### Work to be completed
Please retype the data in full and exactly; the pictures are not part of the copy.
⁂
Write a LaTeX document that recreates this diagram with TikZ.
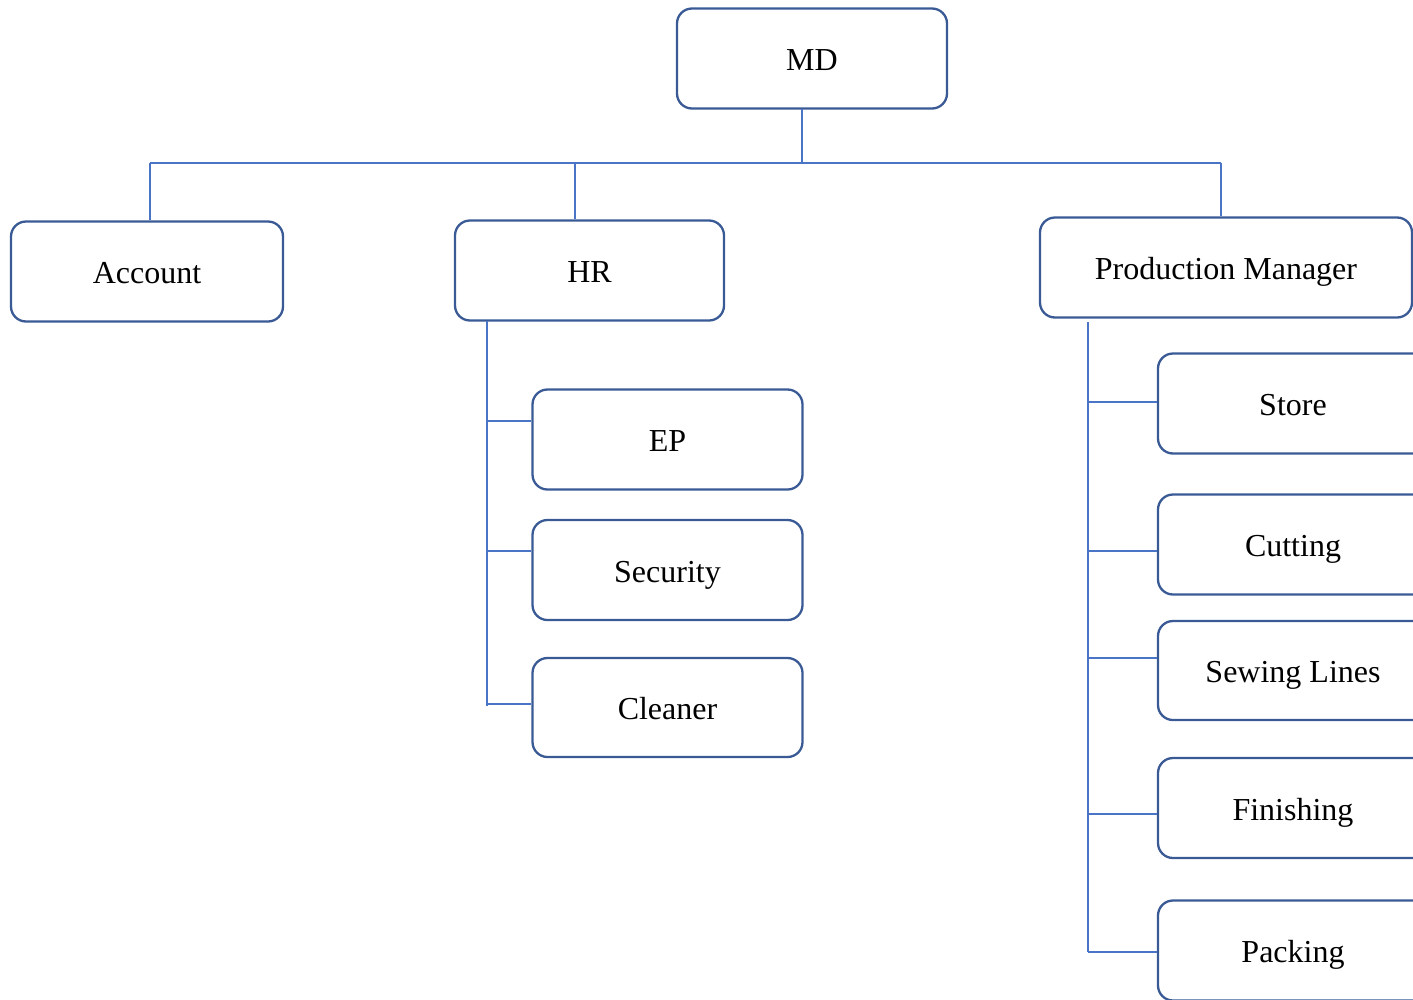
\documentclass[tikz,border=0pt]{standalone}
\usepackage{fontspec}
\setmainfont{Liberation Serif}
\definecolor{boxblue}{HTML}{3A5A95}
\definecolor{lineblue}{HTML}{4A74C6}
\begin{document}
\begin{tikzpicture}[x=1pt,y=-1pt,
  box/.style={draw=boxblue,line width=2.3pt,rounded corners=15pt,fill=white,
    minimum width=270pt,minimum height=100pt,inner sep=0pt,
    text height=28pt,text depth=4pt,
    font=\fontsize{32}{36}\selectfont,text=black},
  conn/.style={draw=lineblue,line width=1.1pt}]
\useasboundingbox (0,0) rectangle (1413,999);
\clip (0,0) rectangle (1413,999);
% boxes
\node[box] (md) at (812,58.5) {MD};
\node[box,minimum width=272pt] (acc) at (147,271.5) {Account};
\node[box,minimum width=269pt] (hr) at (589.5,270.5) {HR};
\node[box,minimum width=372pt] (pm) at (1226,267.5) {Production Manager};
\node[box] (ep) at (667.5,439.5) {EP};
\node[box] (sec) at (667.5,570) {Security};
\node[box,minimum height=99pt] (cln) at (667.5,707.5) {Cleaner};
\node[box] (sto) at (1293,403.5) {Store};
\node[box] (cut) at (1293,544.5) {Cutting};
\node[box,minimum height=99pt] (sew) at (1293,670.5) {Sewing Lines};
\node[box] (fin) at (1293,808) {Finishing};
\node[box] (pack) at (1293,950.5) {Packing};
% connector coordinates
\coordinate (mdb) at (802,109);
\coordinate (bus) at (802,163);
\coordinate (busL) at (150,163);
\coordinate (busH) at (575,163);
\coordinate (busR) at (1221,163);
\coordinate (hrT) at (487,321);
\coordinate (hrE) at (487,706);
\coordinate (pmT) at (1088,322);
\coordinate (pmE) at (1088,952);
\draw[conn] (mdb) -- (bus);
\draw[conn] (busL) -- (busR);
\draw[conn] (busL) -- (busL |- acc.north);
\draw[conn] (busH) -- (busH |- hr.north);
\draw[conn] (busR) -- (busR |- pm.north);
\draw[conn] (hrT) -- (hrE);
\draw[conn] (487,421) -- (ep.west |- 0,421);
\draw[conn] (487,551) -- (sec.west |- 0,551);
\draw[conn] (487,704) -- (cln.west |- 0,704);
\draw[conn] (pmT) -- (pmE);
\draw[conn] (1088,402) -- (sto.west |- 0,402);
\draw[conn] (1088,551) -- (cut.west |- 0,551);
\draw[conn] (1088,658) -- (sew.west |- 0,658);
\draw[conn] (1088,814) -- (fin.west |- 0,814);
\draw[conn] (pmE) -- (pack.west |- pmE);
\end{tikzpicture}
\end{document}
⁂
### Written answer
Write a LaTeX document that recreates this diagram with TikZ.
\documentclass[tikz,border=0pt]{standalone}
\usepackage{fontspec}
\setmainfont{Liberation Serif}
\definecolor{boxblue}{HTML}{3A5A95}
\definecolor{lineblue}{HTML}{4A74C6}
\begin{document}
\begin{tikzpicture}[x=1pt,y=-1pt,
  box/.style={draw=boxblue,line width=2.3pt,rounded corners=15pt,fill=white,
    minimum width=270pt,minimum height=100pt,inner sep=0pt,
    text height=28pt,text depth=4pt,
    font=\fontsize{32}{36}\selectfont,text=black},
  conn/.style={draw=lineblue,line width=1.1pt}]
\useasboundingbox (0,0) rectangle (1413,999);
\clip (0,0) rectangle (1413,999);
% boxes
\node[box] (md) at (812,58.5) {MD};
\node[box,minimum width=272pt] (acc) at (147,271.5) {Account};
\node[box,minimum width=269pt] (hr) at (589.5,270.5) {HR};
\node[box,minimum width=372pt] (pm) at (1226,267.5) {Production Manager};
\node[box] (ep) at (667.5,439.5) {EP};
\node[box] (sec) at (667.5,570) {Security};
\node[box,minimum height=99pt] (cln) at (667.5,707.5) {Cleaner};
\node[box] (sto) at (1293,403.5) {Store};
\node[box] (cut) at (1293,544.5) {Cutting};
\node[box,minimum height=99pt] (sew) at (1293,670.5) {Sewing Lines};
\node[box] (fin) at (1293,808) {Finishing};
\node[box] (pack) at (1293,950.5) {Packing};
% connector coordinates
\coordinate (mdb) at (802,109);
\coordinate (bus) at (802,163);
\coordinate (busL) at (150,163);
\coordinate (busH) at (575,163);
\coordinate (busR) at (1221,163);
\coordinate (hrT) at (487,321);
\coordinate (hrE) at (487,706);
\coordinate (pmT) at (1088,322);
\coordinate (pmE) at (1088,952);
\draw[conn] (mdb) -- (bus);
\draw[conn] (busL) -- (busR);
\draw[conn] (busL) -- (busL |- acc.north);
\draw[conn] (busH) -- (busH |- hr.north);
\draw[conn] (busR) -- (busR |- pm.north);
\draw[conn] (hrT) -- (hrE);
\draw[conn] (487,421) -- (ep.west |- 0,421);
\draw[conn] (487,551) -- (sec.west |- 0,551);
\draw[conn] (487,704) -- (cln.west |- 0,704);
\draw[conn] (pmT) -- (pmE);
\draw[conn] (1088,402) -- (sto.west |- 0,402);
\draw[conn] (1088,551) -- (cut.west |- 0,551);
\draw[conn] (1088,658) -- (sew.west |- 0,658);
\draw[conn] (1088,814) -- (fin.west |- 0,814);
\draw[conn] (pmE) -- (pack.west |- pmE);
\end{tikzpicture}
\end{document}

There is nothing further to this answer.